Цветаева настоящий поэт и несчастный человек. Очень много обещала… М<ожет> б<ыть>, я бывал к Цветаевой несправедлив… у меня петербургские навыки[1041]. У ней демонстративная поэтичность, как у Бальмонта, Бенедиктова… Поэзия дышит, где хочет… А акмеисты хотели, чтобы все были причесаны под одну гребенку… Это ошибка…
Пастернак производил в поэзии опыты, от кот<оры>х позднее он отрекся. Он придавал словам любое содержание… Ахматовой он писал: «Вы прикололи испуг оглядки столбом из соли»…[1042] Все слова в вихре, в ритмическом урагане… До Пастернака все стихи можно было рассказать своими словами, хотя они тогда переставали быть стихами… Слово у П<астерна>ка — не логическая единица… Намеки уже были у Анненского: у него слово переставало означать, что оно обычно означало.

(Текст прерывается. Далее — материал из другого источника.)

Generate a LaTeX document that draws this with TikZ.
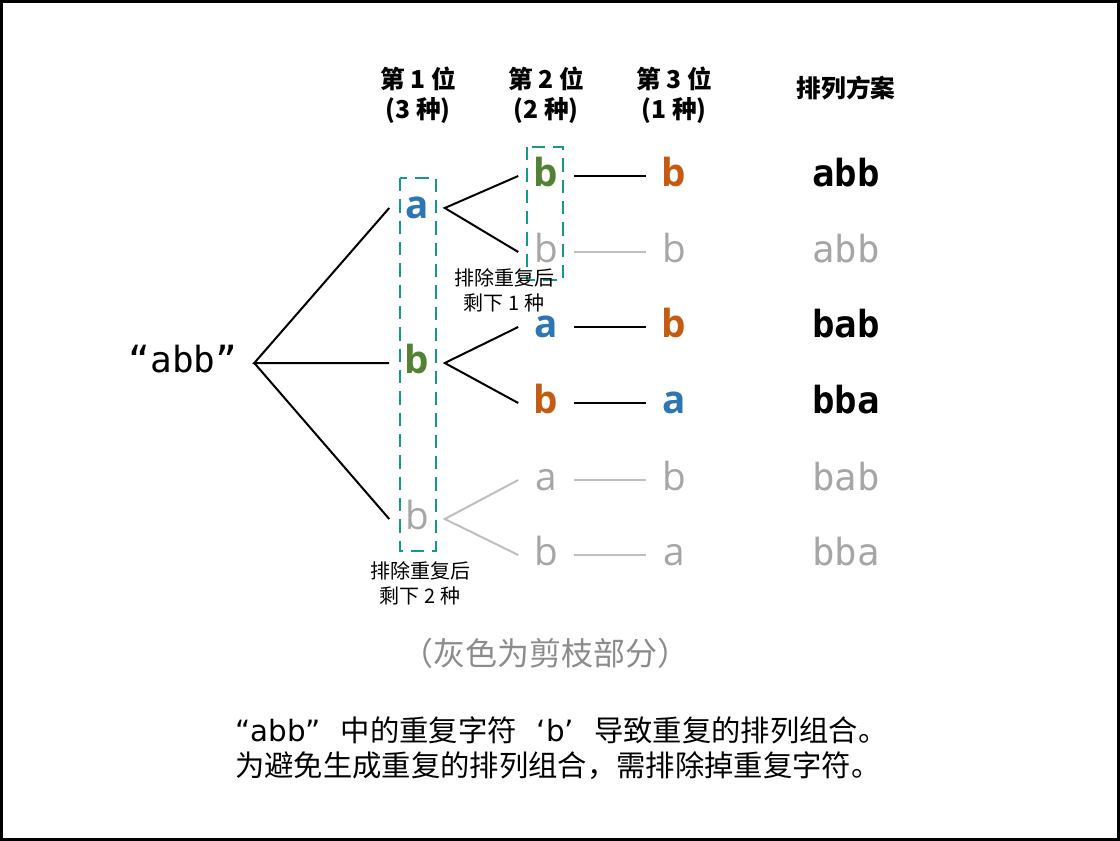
\documentclass[tikz,border=0pt]{standalone}
\usepackage{fontspec}
\setmainfont{Open Sans}
\newfontfamily\cjk{Noto Sans CJK SC}
\newfontfamily\monofont{DejaVu Sans Mono}
\newfontfamily\latinfont{DejaVu Sans}
\usetikzlibrary{positioning}

\definecolor{keyblue}{HTML}{2E75B6}
\definecolor{keygreen}{HTML}{548235}
\definecolor{keyorange}{HTML}{C55A11}
\definecolor{prunegray}{HTML}{A6A6A6}
\definecolor{prunelink}{HTML}{BFBFBF}
\definecolor{boxteal}{HTML}{14998A}
\definecolor{notegray}{HTML}{8C8C8C}

\begin{document}
\begin{tikzpicture}[
    x=0.75pt, y=-0.75pt,
    letter/.style={inner sep=0pt, minimum width=41.25pt, text height=15.5pt, text depth=0pt, font=\fontsize{29pt}{34pt}\selectfont},
    strong/.style={letter, font=\fontsize{29pt}{34pt}\selectfont\bfseries},
    result/.style={inner sep=0pt, text height=15.3pt, text depth=0pt, font=\fontsize{28pt}{34pt}\selectfont\monofont\bfseries},
    faded/.style={inner sep=0pt, text height=15.3pt, text depth=0pt, prunegray, font=\fontsize{28pt}{34pt}\selectfont\monofont},
    head/.style={align=center, inner sep=0pt, font=\fontsize{18.5pt}{22.5pt}\selectfont\cjk\bfseries},
    remark/.style={align=center, inner sep=0pt, font=\fontsize{15pt}{18.75pt}\selectfont\cjk},
    link/.style={line width=1.5pt},
    pruned/.style={line width=1.5pt, prunelink},
    dashbox/.style={draw=boxteal, line width=1.5pt, dash pattern=on 10pt off 6pt}
]
\useasboundingbox (0,0) rectangle (1120,841);
\draw[line width=2.25pt] (1.5,1.5) rectangle (1118.5,839.5);

% column headings
\node[head] (h1) at (418,95) {第 1 位\\(3 种)};
\node[head] (h2) at (546,95) {第 2 位\\(2 种)};
\node[head] (h3) at (674,95) {第 3 位\\(1 种)};
\node[head] (h4) at (846,88) {排列方案};

% root
\node[inner sep=0pt, minimum width=106.5pt, text height=14.7pt, text depth=0pt, font=\fontsize{27pt}{32pt}\selectfont\monofont] (root) at (183,363) {“abb”};

% first position
\node[strong, keyblue] (n1) at (417,208) {a};
\node[strong, keygreen] (n2) at (417,363) {b};
\node[letter, prunegray] (n3) at (417,519) {b};

% second position
\node[strong, keygreen] (n11) at (546,176) {b};
\node[letter, prunegray] (n12) at (546,252) {b};
\node[strong, keyblue] (n21) at (546,327) {a};
\node[strong, keyorange] (n22) at (546,403) {b};
\node[letter, prunegray] (n31) at (546,480) {a};
\node[letter, prunegray] (n32) at (546,555) {b};

% third position
\node[strong, keyorange] (n111) at (674,176) {b};
\node[letter, prunegray] (n121) at (674,252) {b};
\node[strong, keyorange] (n211) at (674,327) {b};
\node[strong, keyblue] (n221) at (674,403) {a};
\node[letter, prunegray] (n311) at (674,480) {b};
\node[letter, prunegray] (n321) at (674,555) {a};

% permutations
\node[result] (r1) at (846,176) {abb};
\node[faded] (r2) at (846,252) {abb};
\node[result] (r3) at (846,327) {bab};
\node[result] (r4) at (846,403) {bba};
\node[faded] (r5) at (846,480) {bab};
\node[faded] (r6) at (846,555) {bba};

% branches
\draw[link] (n1.west) -- (root.east) -- (n2.west);
\draw[link] (root.east) -- (n3.west);
\draw[link] (n11.west) -- (n1.east) -- (n12.west);
\draw[link] (n21.west) -- (n2.east) -- (n22.west);
\draw[pruned] (n31.west) -- (n3.east) -- (n32.west);
\draw[link] (n11) -- (n111);
\draw[pruned] (n12) -- (n121);
\draw[link] (n21) -- (n211);
\draw[link] (n22) -- (n221);
\draw[pruned] (n31) -- (n311);
\draw[pruned] (n32) -- (n321);

% duplicate groups
\draw[dashbox] (400,178) rectangle (436,551);
\draw[dashbox] (527,147) rectangle (563,280);
\node[remark] (c1) at (504,290) {排除重复后\\剩下 1 种};
\node[remark] (c2) at (420,583.5) {排除重复后\\剩下 2 种};

% notes
\node[inner sep=0pt, notegray, font=\fontsize{24pt}{28pt}\selectfont\cjk] (gray) at (545,653) {（灰色为剪枝部分）};
\node[anchor=west, align=left, inner sep=0pt, font=\fontsize{22pt}{26.25pt}\selectfont\cjk] (sum) at (235,748.5) {{\latinfont “abb”}\hspace{15pt}中的重复字符\hspace{15pt}{\latinfont ‘b’}\hspace{15pt}导致重复的排列组合。\\为避免生成重复的排列组合，需排除掉重复字符。};
\end{tikzpicture}
\end{document}
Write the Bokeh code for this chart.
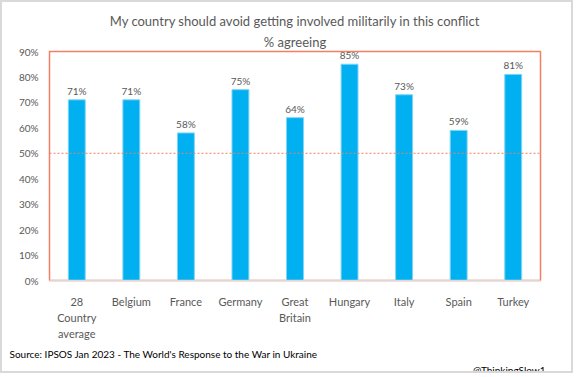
from bokeh.plotting import figure
from bokeh.models import ColumnDataSource, Span, FixedTicker, Title
from bokeh.core.properties import value
from bokeh.embed import file_html
from bokeh.resources import INLINE

categories = ["28\nCountry\naverage", "Belgium", "France", "Germany", "Great\nBritain",
              "Hungary", "Italy", "Spain", "Turkey"]
values = [71, 71, 58, 75, 64, 85, 73, 59, 81]
y_ticks = [0, 10, 20, 30, 40, 50, 60, 70, 80, 90]
title_main = "My country should avoid getting involved militarily in this conflict"
title_sub = "% agreeing"
source_text = "Source: IPSOS Jan 2023 - The World's Response to the War in Ukraine"
credit_text = "@ThinkingSlow1"

FONT = "Lato"
GREY = "#595959"
RED = "#F07F64"
BLUE = "#00B0F0"

pos = list(range(len(categories)))
src = ColumnDataSource(dict(x=pos, val=values, lab=[f"{v}%" for v in values]))

p = figure(x_range=(-0.5, len(categories) - 0.5), y_range=(0, 90), width=573, height=373,
           output_backend="svg", toolbar_location=None,
           min_border_left=47, min_border_right=35, min_border_top=49, min_border_bottom=90)
p.styles = {"border": "2px solid #d9d9d9"}
p.background_fill_color = "white"
p.border_fill_color = "white"
p.outline_line_color = RED
p.outline_line_width = 1.5
p.xgrid.grid_line_color = None
p.ygrid.grid_line_color = None

p.vbar(x="x", top="val", width=0.31, source=src, fill_color=BLUE, line_color="#7fd4f5", line_width=1)
p.text(x="x", y="val", text="lab", source=src, text_align="center", text_baseline="bottom",
       y_offset=-3, text_font=value(FONT), text_font_size="10px", text_color=GREY)

p.add_layout(Span(location=50, dimension="width", line_color=RED, line_dash="2 2", line_width=1))

p.yaxis.ticker = FixedTicker(ticks=y_ticks)
p.yaxis.major_label_overrides = {t: f"{t}%" for t in y_ticks}
p.yaxis.axis_line_color = None
p.yaxis.major_tick_line_color = None
p.yaxis.minor_tick_line_color = None
p.yaxis.major_label_text_font = FONT
p.yaxis.major_label_text_font_size = "10px"
p.yaxis.major_label_text_color = GREY

p.xaxis.ticker = FixedTicker(ticks=pos)
p.xaxis.major_label_overrides = dict(zip(pos, categories))
p.xaxis.axis_line_color = "#d9d9d9"
p.xaxis.axis_line_width = 1.5
p.xaxis.major_tick_line_color = None
p.xaxis.minor_tick_line_color = None
p.xaxis.major_label_standoff = 8
p.xaxis.major_label_text_font = FONT
p.xaxis.major_label_text_font_size = "11px"
p.xaxis.major_label_text_color = GREY
p.xaxis.major_label_text_line_height = 1.25

# titles above: the figure's own title is outermost, the added one sits next to the plot
p.title.text = title_main
p.title.align = "center"
p.title.offset = -32
p.title.standoff = 2
p.title.text_font = FONT
p.title.text_font_size = "13px"
p.title.text_font_style = "normal"
p.title.text_color = GREY
p.add_layout(Title(text=title_sub, align="center", offset=-32, standoff=4, text_font=FONT,
                   text_font_size="13px", text_font_style="normal", text_color=GREY), "above")

# footer below
p.add_layout(Title(text=source_text, align="left", offset=-40, standoff=4, text_font=FONT,
                   text_font_size="10px", text_font_style="normal", text_color="black"), "below")
p.add_layout(Title(text=credit_text, align="right", offset=-5, standoff=0, text_font=FONT,
                   text_font_size="10px", text_font_style="normal", text_color="black"), "below")

open("out.html", "w").write(file_html(p, INLINE))
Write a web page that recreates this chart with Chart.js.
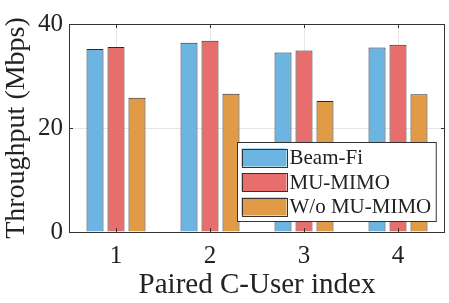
<!DOCTYPE html>
<html><head><meta charset="utf-8">
<script src="https://cdn.jsdelivr.net/npm/chart.js@4.4.1/dist/chart.umd.min.js"></script>
<style>html,body{margin:0;padding:0;background:#fff}#wrap{width:449px;height:303px}</style>
</head><body><div id="wrap"><canvas id="c" width="449" height="303"></canvas></div>
<script>
const categories = ['1', '2', '3', '4'];
const beamFi = [35.2, 36.4, 34.5, 35.5];
const muMimo = [35.6, 36.8, 34.9, 36.0];
const woMuMimo = [25.8, 26.6, 25.2, 26.5];
const yTicks = [0, 20, 40];
const seriesNames = ['Beam-Fi', 'MU-MIMO', 'W/o MU-MIMO'];
const seriesColors = ['#6cb4e2', '#e86e6d', '#e19a46'];

const serif = "'Liberation Serif', 'Times New Roman', serif";

const framePlugin = {
  id: 'frame',
  afterDraw(chart) {
    const ctx = chart.ctx, a = chart.chartArea;
    ctx.save();
    ctx.strokeStyle = '#333';
    ctx.lineWidth = 1;
    ctx.strokeRect(Math.round(a.left) + 0.5, Math.round(a.top) + 0.5, Math.round(a.right - a.left) - 1, Math.round(a.bottom - a.top));
    const xs = chart.scales.x, ys = chart.scales.y;
    ctx.beginPath();
    categories.forEach((c, i) => {
      const px = Math.round(xs.getPixelForValue(i)) + 0.5;
      ctx.moveTo(px, a.top); ctx.lineTo(px, a.top + 4);
      ctx.moveTo(px, a.bottom); ctx.lineTo(px, a.bottom - 4);
    });
    yTicks.forEach(v => {
      const py = Math.round(ys.getPixelForValue(v)) + 0.5;
      ctx.moveTo(a.left, py); ctx.lineTo(a.left + 4, py);
      ctx.moveTo(a.right, py); ctx.lineTo(a.right - 4, py);
    });
    ctx.stroke();
    ctx.font = '21px ' + serif;
    let maxW = 0;
    chart.data.datasets.forEach(d => { maxW = Math.max(maxW, ctx.measureText(d.label).width); });
    const sw = 45, sh = 18, rowH = 24.5, padL = 4, gap = 3, padR = 5;
    const boxW = padL + sw + gap + maxW + padR;
    const boxH = 79;
    const bx = Math.round(a.right - 9 - boxW) + 0.5;
    const by = Math.round(a.bottom - 11 - boxH) + 0.5;
    ctx.fillStyle = '#fff';
    ctx.fillRect(bx, by, boxW, boxH);
    ctx.strokeStyle = '#333';
    ctx.strokeRect(bx, by, boxW, boxH);
    chart.data.datasets.forEach((d, i) => {
      const cy = by + 15 + i * rowH;
      ctx.fillStyle = d.backgroundColor;
      ctx.fillRect(bx + padL, cy - sh / 2, sw, sh);
      ctx.strokeStyle = '#333';
      ctx.strokeRect(Math.round(bx + padL) + 0.5, Math.round(cy - sh / 2) + 0.5, sw, sh);
      ctx.fillStyle = '#222';
      ctx.textBaseline = 'middle';
      ctx.textAlign = 'left';
      ctx.fillText(d.label, bx + padL + sw + gap, cy + 1);
    });
    ctx.restore();
  }
};

new Chart(document.getElementById('c'), {
  type: 'bar',
  data: {
    labels: categories,
    datasets: [beamFi, muMimo, woMuMimo].map((vals, i) => ({
      label: seriesNames[i],
      data: vals,
      backgroundColor: seriesColors[i],
      borderColor: '#2a2a2a',
      borderWidth: 1,
      categoryPercentage: 0.67,
      barPercentage: 0.81
    }))
  },
  options: {
    responsive: false,
    animation: false,
    devicePixelRatio: 1,
    layout: { padding: { top: 24, right: 4, left: 0, bottom: 0 } },
    plugins: { legend: { display: false }, tooltip: { enabled: false } },
    scales: {
      x: {
        offset: true,
        grid: { offset: false, color: '#e6e6e6', drawTicks: false },
        border: { display: false },
        ticks: { color: '#222', font: { family: serif, size: 25 }, padding: 9 },
        title: { display: true, text: 'Paired C-User index', color: '#222', font: { family: serif, size: 29 }, padding: { top: -2, bottom: 0 } },
        afterFit(s) { s.height = 71; }
      },
      y: {
        min: 0, max: 40,
        afterBuildTicks(s) { s.ticks = yTicks.map(v => ({ value: v })); },
        grid: { color: '#e6e6e6', drawTicks: false },
        border: { display: false },
        ticks: { color: '#222', font: { family: serif, size: 25 }, padding: 6 },
        title: { display: true, text: 'Throughput (Mbps)', color: '#222', font: { family: serif, size: 28 }, padding: { top: 0, bottom: 0 } },
        afterFit(s) { s.width = 69; }
      }
    }
  },
  plugins: [framePlugin]
});
</script>
</body></html>
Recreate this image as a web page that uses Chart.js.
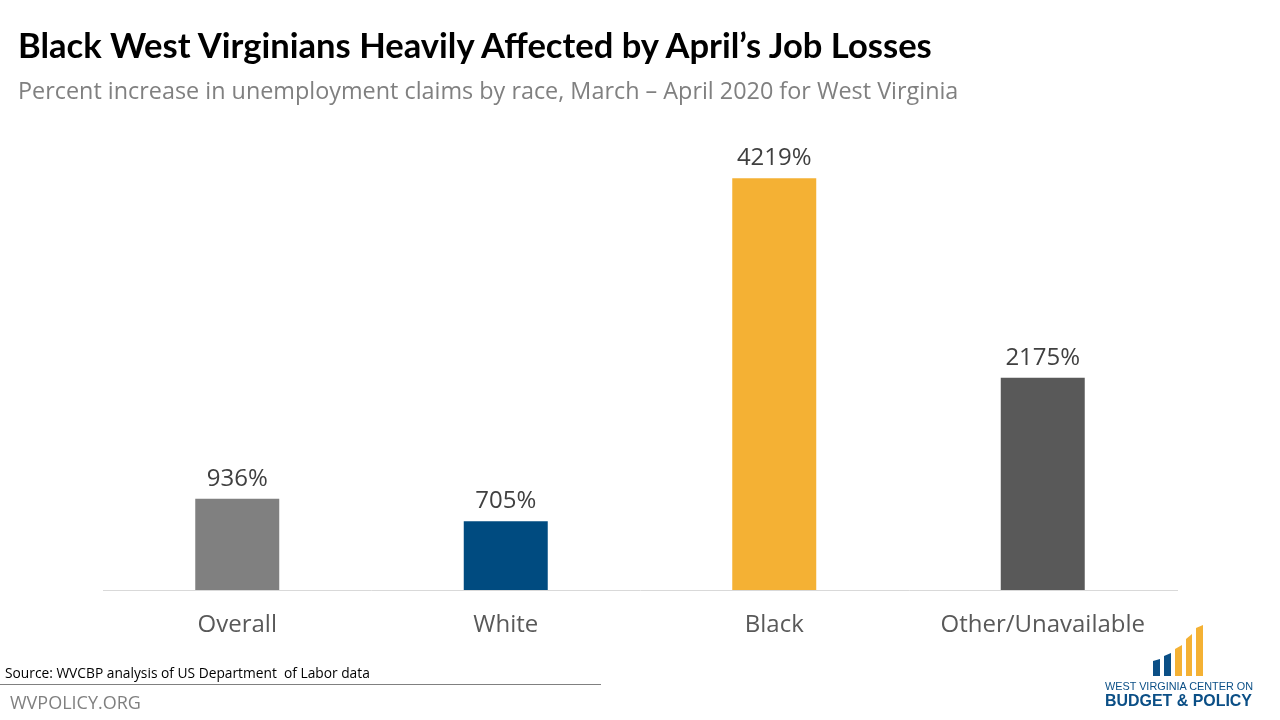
<!DOCTYPE html>
<html>
<head>
<meta charset="utf-8">
<script src="https://cdn.jsdelivr.net/npm/chart.js@4.4.1/dist/chart.umd.min.js"></script>
<style>
  html,body{margin:0;padding:0;background:#fff;}
  #wrap{position:relative;width:1280px;height:720px;overflow:hidden;background:#fff;}
  .t{position:absolute;white-space:pre;line-height:1;}
  #title{left:18px;top:28px;font-family:Lato,"Open Sans",sans-serif;font-weight:700;color:#000;font-size:34px;}
  #sub{left:18px;top:79px;font-family:"Open Sans",sans-serif;color:#808080;font-size:23px;}
  #src{left:5px;top:666px;font-family:"Open Sans",sans-serif;color:#000;font-size:13px;}
  #web{left:10px;top:693px;font-family:"Open Sans",sans-serif;color:#808080;font-size:18px;}
  #rule{position:absolute;left:0;top:684px;width:601px;height:1px;background:#808080;}
  #chart{position:absolute;left:0;top:0;}
  #logo{position:absolute;left:1100px;top:622px;}
</style>
</head>
<body>
<div id="wrap">
  <canvas id="chart" width="1280" height="720"></canvas>
  <div class="t" id="title">Black West Virginians Heavily Affected by April’s Job Losses</div>
  <div class="t" id="sub">Percent increase in unemployment claims by race, March – April 2020 for West Virginia</div>
  <div class="t" id="src">Source: WVCBP analysis of US Department  of Labor data</div>
  <div id="rule"></div>
  <div class="t" id="web">WVPOLICY.ORG</div>
  <svg id="logo" width="160" height="90" viewBox="0 0 160 90">
    <polygon points="53,39 60,37 60,54 53,54" fill="#0B4F86"/>
    <polygon points="64,34 71,31 71,54 64,54" fill="#0B4F86"/>
    <polygon points="75,27 82,23 82,54 75,54" fill="#F4B134"/>
    <polygon points="86,17 92,12 92,54 86,54" fill="#F4B134"/>
    <polygon points="96,6 103,3 103,54 96,54" fill="#F4B134"/>
    <text x="5" y="68" font-family="Liberation Sans, Arial, sans-serif" font-size="10.2" fill="#0B4F86" textLength="148" lengthAdjust="spacingAndGlyphs">WEST VIRGINIA CENTER ON</text>
    <text x="5" y="84" font-family="Liberation Sans, Arial, sans-serif" font-weight="700" font-size="17" fill="#0B4F86" textLength="147" lengthAdjust="spacingAndGlyphs">BUDGET &amp; POLICY</text>
  </svg>
</div>
<script>
const categories = ["Overall", "White", "Black", "Other/Unavailable"];
const increasePct = [936, 705, 4219, 2175];
const barColors = ["#808080", "#004B80", "#F4B134", "#595959"];

function fitWidth(id, target){
  const el = document.getElementById(id);
  let fs = parseFloat(getComputedStyle(el).fontSize);
  for(let i=0;i<4;i++){
    const w = el.getBoundingClientRect().width;
    fs = fs * target / w;
    el.style.fontSize = fs + "px";
  }
}
fitWidth("title", 914);
fitWidth("sub", 940);
fitWidth("src", 365);
fitWidth("web", 131);

const labelPlugin = {
  id: "barLabels",
  afterDatasetsDraw(chart){
    const ctx = chart.ctx;
    const meta = chart.getDatasetMeta(0);
    ctx.save();
    ctx.font = '24px "Open Sans", sans-serif';
    ctx.fillStyle = "#404040";
    ctx.textAlign = "center";
    ctx.textBaseline = "alphabetic";
    meta.data.forEach((bar, i) => {
      ctx.fillText(increasePct[i] + "%", bar.x, bar.y - 13);
    });
    ctx.restore();
  }
};

new Chart(document.getElementById("chart"), {
  type: "bar",
  data: {
    labels: categories,
    datasets: [{
      data: increasePct,
      backgroundColor: barColors,
      borderWidth: 0,
      categoryPercentage: 1,
      barPercentage: 0.3128
    }]
  },
  options: {
    responsive: false,
    animation: false,
    layout: { padding: { left: 103, right: 103, top: 102, bottom: 70 } },
    plugins: { legend: { display: false }, tooltip: { enabled: false } },
    scales: {
      y: { display: false, min: 0, max: 5000 },
      x: {
        afterFit(scale){ scale.height = 60; },
        grid: { display: false, drawTicks: false },
        border: { display: true, color: "#D9D9D9", width: 1 },
        ticks: {
          padding: 21,
          color: "#595959",
          font: { family: "Open Sans", size: 24 }
        }
      }
    }
  },
  plugins: [labelPlugin]
});
</script>
</body>
</html>
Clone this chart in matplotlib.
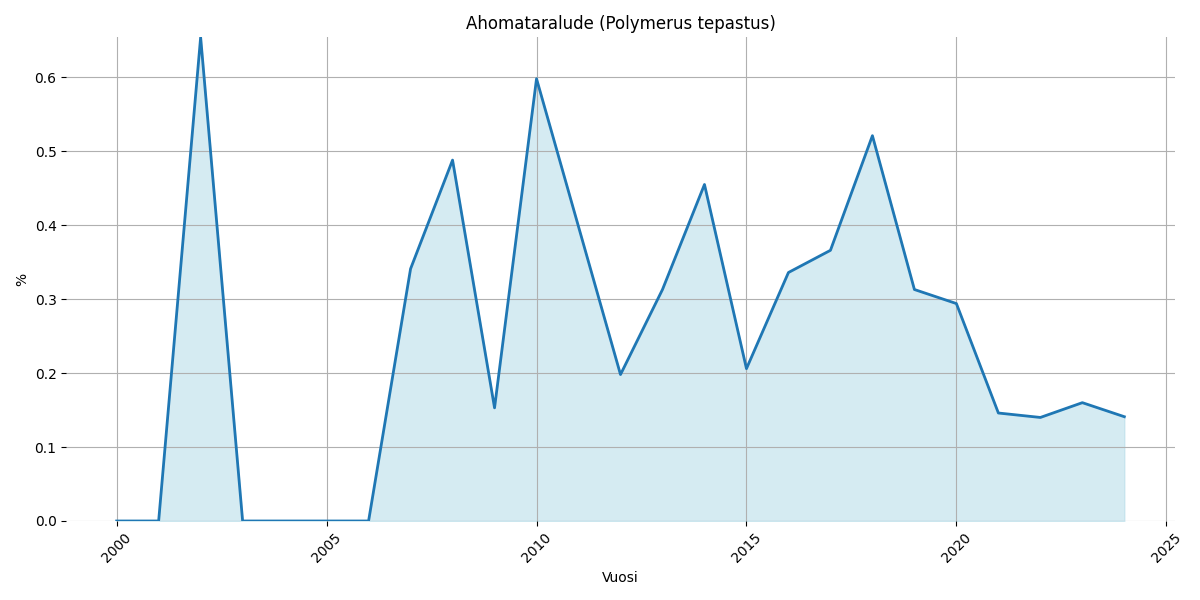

Англ<ийский> друг Пастернака показывал мне «Сестру мою жизнь»: столько было перечеркнуто Пастернаком. Он отказался от модернистической манерности. Хорошие стихи у П<астерна>ка «Никого не будет в доме…» («Сестра моя жизнь»[1043]). «Доктор Живаго»: автор хотел простоты, но написал непросто. Т. е. он написал роман не так, как хотел…
Г.В.А. читает стихотворение Тютчева «Есть в осени первоначальной…» (его любимые стихи). Ахматова о Мандельштаме — райский голос. И у Тютчева райский голос.
Тютчев хорошо знал франц<узскую> лит<ерату>ру. «Мыслящий тростник» — это из Паскаля[1044]. А «хрустальный день», по-моему, из Севинье: Les jornaux de crystal du debut de l’automne[1045]. Незаметная евфония — «лучезарны вечера» (ар — ра) — «На праздной борозде». Толстой сказал: «Так в прозе нельзя сказать, а в стихах хорошо» (Гольденвейзер)[1046]. «И льется чистая и теплая лазурь на отдыхающее поле…» Здесь — разрешение темы.